:: GIVEN EXERCISE ::
Transcribe the listing that follows in full, omitting pictures.

:: SOURCE EXCERPT ::
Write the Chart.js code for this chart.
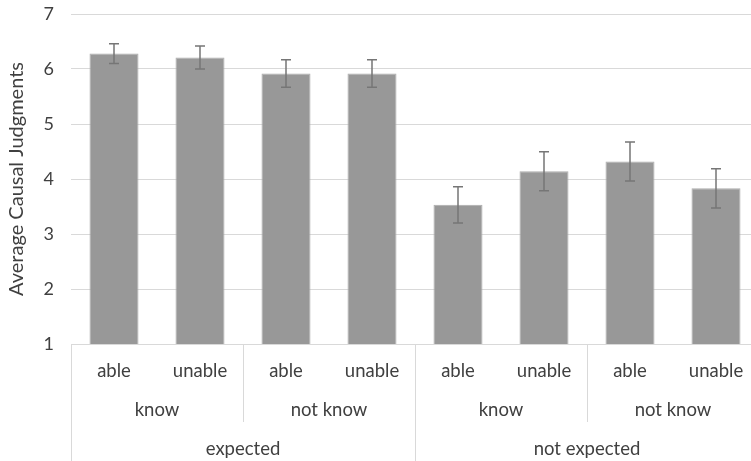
<!DOCTYPE html>
<html>
<head>
<meta charset="utf-8">
<script src="https://cdn.jsdelivr.net/npm/chart.js@4"></script>
<style>
  html, body { margin: 0; padding: 0; background: #fff; overflow: hidden; }
  #wrap { width: 760px; height: 461px; }
</style>
</head>
<body>
<div id="wrap"><canvas id="c" width="760" height="461"></canvas></div>
<script>
// Condition labels, innermost level first
const ability = ['able', 'unable', 'able', 'unable', 'able', 'unable', 'able', 'unable'];
const knowledge = ['know', 'know', 'not know', 'not know', 'know', 'know', 'not know', 'not know'];
const expectation = ['expected', 'expected', 'expected', 'expected', 'not expected', 'not expected', 'not expected', 'not expected'];

// Mean causal judgments and standard errors per condition
const means = [6.28, 6.21, 5.92, 5.92, 3.53, 4.14, 4.32, 3.83];
const errors = [0.18, 0.21, 0.25, 0.25, 0.33, 0.355, 0.355, 0.355];

const yTicks = [1, 2, 3, 4, 5, 6, 7];

const FONT = 'Lato, "Open Sans", sans-serif';
const LINE = '#d9d9d9';
const TEXT = '#404040';

// Collapse a label list into runs of equal neighbours: [{label, from, to}]
function runs(list) {
  const out = [];
  list.forEach((lab, i) => {
    const last = out[out.length - 1];
    if (last && last.label === lab) last.to = i;
    else out.push({ label: lab, from: i, to: i });
  });
  return out;
}

const errorBars = {
  id: 'errorBars',
  afterDatasetsDraw(chart) {
    const { ctx, scales: { x, y } } = chart;
    ctx.save();
    ctx.strokeStyle = '#767676';
    ctx.lineWidth = 1.5;
    means.forEach((m, i) => {
      const cx = x.getPixelForValue(i);
      const top = y.getPixelForValue(m + errors[i]);
      const bot = y.getPixelForValue(m - errors[i]);
      ctx.beginPath();
      ctx.moveTo(cx, top); ctx.lineTo(cx, bot);
      ctx.moveTo(cx - 5, top); ctx.lineTo(cx + 5, top);
      ctx.moveTo(cx - 5, bot); ctx.lineTo(cx + 5, bot);
      ctx.stroke();
    });
    ctx.restore();
  }
};

const groupAxis = {
  id: 'groupAxis',
  afterDraw(chart) {
    const { ctx, scales: { x, y } } = chart;
    const half = (x.getPixelForValue(1) - x.getPixelForValue(0)) / 2;
    const base = y.getPixelForValue(1);
    const H = chart.height;
    const rows = [
      { list: ability, baseline: base + 33, lineEnd: null },
      { list: knowledge, baseline: base + 72, lineEnd: base + 78 },
      { list: expectation, baseline: base + 111, lineEnd: H }
    ];
    ctx.save();
    ctx.strokeStyle = LINE;
    ctx.lineWidth = 1;
    // axis line
    ctx.beginPath();
    ctx.moveTo(x.left, base + 0.5);
    ctx.lineTo(x.right, base + 0.5);
    ctx.stroke();
    ctx.fillStyle = TEXT;
    ctx.font = '18.5px ' + FONT;
    ctx.textAlign = 'center';
    ctx.textBaseline = 'alphabetic';
    rows.forEach(row => {
      runs(row.list).forEach(r => {
        const a = x.getPixelForValue(r.from) - half;
        const b = x.getPixelForValue(r.to) + half;
        ctx.fillText(r.label, (a + b) / 2, row.baseline);
        if (row.lineEnd !== null) {
          [a, b].forEach(px => {
            const xx = Math.round(px) + 0.5;
            ctx.beginPath();
            ctx.moveTo(xx, base);
            ctx.lineTo(xx, row.lineEnd);
            ctx.stroke();
          });
        }
      });
    });
    ctx.restore();
  }
};

new Chart(document.getElementById('c'), {
  type: 'bar',
  data: {
    labels: ability,
    datasets: [{
      data: means,
      backgroundColor: '#989898',
      borderColor: '#acacac',
      borderWidth: 1,
      categoryPercentage: 1,
      barPercentage: 0.57
    }]
  },
  options: {
    responsive: false,
    devicePixelRatio: 1,
    animation: false,
    layout: { padding: { top: 14, right: 1, bottom: 0, left: 0 } },
    plugins: { legend: { display: false }, tooltip: { enabled: false } },
    scales: {
      x: {
        grid: { display: false },
        border: { display: false },
        ticks: { display: false },
        afterFit(s) { s.height = 117; s.paddingLeft = 0; s.paddingRight = 0; }
      },
      y: {
        min: 1,
        max: 7,
        afterBuildTicks(s) { s.ticks = yTicks.map(v => ({ value: v })); },
        grid: { color: LINE, lineWidth: 1, drawTicks: false },
        border: { display: false },
        ticks: {
          padding: 17,
          color: TEXT,
          font: { family: FONT, size: 18 }
        },
        title: {
          display: true,
          text: 'Average Causal Judgments',
          color: TEXT,
          font: { family: FONT, size: 20 },
          padding: { top: 5, bottom: 0 }
        },
        afterFit(s) { s.width = 71; s.paddingTop = 0; s.paddingBottom = 0; }
      }
    }
  },
  plugins: [errorBars, groupAxis]
});
</script>
</body>
</html>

:: EXERCISE RESULT ::
Write the Chart.js code for this chart.
<!DOCTYPE html>
<html>
<head>
<meta charset="utf-8">
<script src="https://cdn.jsdelivr.net/npm/chart.js@4"></script>
<style>
  html, body { margin: 0; padding: 0; background: #fff; overflow: hidden; }
  #wrap { width: 760px; height: 461px; }
</style>
</head>
<body>
<div id="wrap"><canvas id="c" width="760" height="461"></canvas></div>
<script>
// Condition labels, innermost level first
const ability = ['able', 'unable', 'able', 'unable', 'able', 'unable', 'able', 'unable'];
const knowledge = ['know', 'know', 'not know', 'not know', 'know', 'know', 'not know', 'not know'];
const expectation = ['expected', 'expected', 'expected', 'expected', 'not expected', 'not expected', 'not expected', 'not expected'];

// Mean causal judgments and standard errors per condition
const means = [6.28, 6.21, 5.92, 5.92, 3.53, 4.14, 4.32, 3.83];
const errors = [0.18, 0.21, 0.25, 0.25, 0.33, 0.355, 0.355, 0.355];

const yTicks = [1, 2, 3, 4, 5, 6, 7];

const FONT = 'Lato, "Open Sans", sans-serif';
const LINE = '#d9d9d9';
const TEXT = '#404040';

// Collapse a label list into runs of equal neighbours: [{label, from, to}]
function runs(list) {
  const out = [];
  list.forEach((lab, i) => {
    const last = out[out.length - 1];
    if (last && last.label === lab) last.to = i;
    else out.push({ label: lab, from: i, to: i });
  });
  return out;
}

const errorBars = {
  id: 'errorBars',
  afterDatasetsDraw(chart) {
    const { ctx, scales: { x, y } } = chart;
    ctx.save();
    ctx.strokeStyle = '#767676';
    ctx.lineWidth = 1.5;
    means.forEach((m, i) => {
      const cx = x.getPixelForValue(i);
      const top = y.getPixelForValue(m + errors[i]);
      const bot = y.getPixelForValue(m - errors[i]);
      ctx.beginPath();
      ctx.moveTo(cx, top); ctx.lineTo(cx, bot);
      ctx.moveTo(cx - 5, top); ctx.lineTo(cx + 5, top);
      ctx.moveTo(cx - 5, bot); ctx.lineTo(cx + 5, bot);
      ctx.stroke();
    });
    ctx.restore();
  }
};

const groupAxis = {
  id: 'groupAxis',
  afterDraw(chart) {
    const { ctx, scales: { x, y } } = chart;
    const half = (x.getPixelForValue(1) - x.getPixelForValue(0)) / 2;
    const base = y.getPixelForValue(1);
    const H = chart.height;
    const rows = [
      { list: ability, baseline: base + 33, lineEnd: null },
      { list: knowledge, baseline: base + 72, lineEnd: base + 78 },
      { list: expectation, baseline: base + 111, lineEnd: H }
    ];
    ctx.save();
    ctx.strokeStyle = LINE;
    ctx.lineWidth = 1;
    // axis line
    ctx.beginPath();
    ctx.moveTo(x.left, base + 0.5);
    ctx.lineTo(x.right, base + 0.5);
    ctx.stroke();
    ctx.fillStyle = TEXT;
    ctx.font = '18.5px ' + FONT;
    ctx.textAlign = 'center';
    ctx.textBaseline = 'alphabetic';
    rows.forEach(row => {
      runs(row.list).forEach(r => {
        const a = x.getPixelForValue(r.from) - half;
        const b = x.getPixelForValue(r.to) + half;
        ctx.fillText(r.label, (a + b) / 2, row.baseline);
        if (row.lineEnd !== null) {
          [a, b].forEach(px => {
            const xx = Math.round(px) + 0.5;
            ctx.beginPath();
            ctx.moveTo(xx, base);
            ctx.lineTo(xx, row.lineEnd);
            ctx.stroke();
          });
        }
      });
    });
    ctx.restore();
  }
};

new Chart(document.getElementById('c'), {
  type: 'bar',
  data: {
    labels: ability,
    datasets: [{
      data: means,
      backgroundColor: '#989898',
      borderColor: '#acacac',
      borderWidth: 1,
      categoryPercentage: 1,
      barPercentage: 0.57
    }]
  },
  options: {
    responsive: false,
    devicePixelRatio: 1,
    animation: false,
    layout: { padding: { top: 14, right: 1, bottom: 0, left: 0 } },
    plugins: { legend: { display: false }, tooltip: { enabled: false } },
    scales: {
      x: {
        grid: { display: false },
        border: { display: false },
        ticks: { display: false },
        afterFit(s) { s.height = 117; s.paddingLeft = 0; s.paddingRight = 0; }
      },
      y: {
        min: 1,
        max: 7,
        afterBuildTicks(s) { s.ticks = yTicks.map(v => ({ value: v })); },
        grid: { color: LINE, lineWidth: 1, drawTicks: false },
        border: { display: false },
        ticks: {
          padding: 17,
          color: TEXT,
          font: { family: FONT, size: 18 }
        },
        title: {
          display: true,
          text: 'Average Causal Judgments',
          color: TEXT,
          font: { family: FONT, size: 20 },
          padding: { top: 5, bottom: 0 }
        },
        afterFit(s) { s.width = 71; s.paddingTop = 0; s.paddingBottom = 0; }
      }
    }
  },
  plugins: [errorBars, groupAxis]
});
</script>
</body>
</html>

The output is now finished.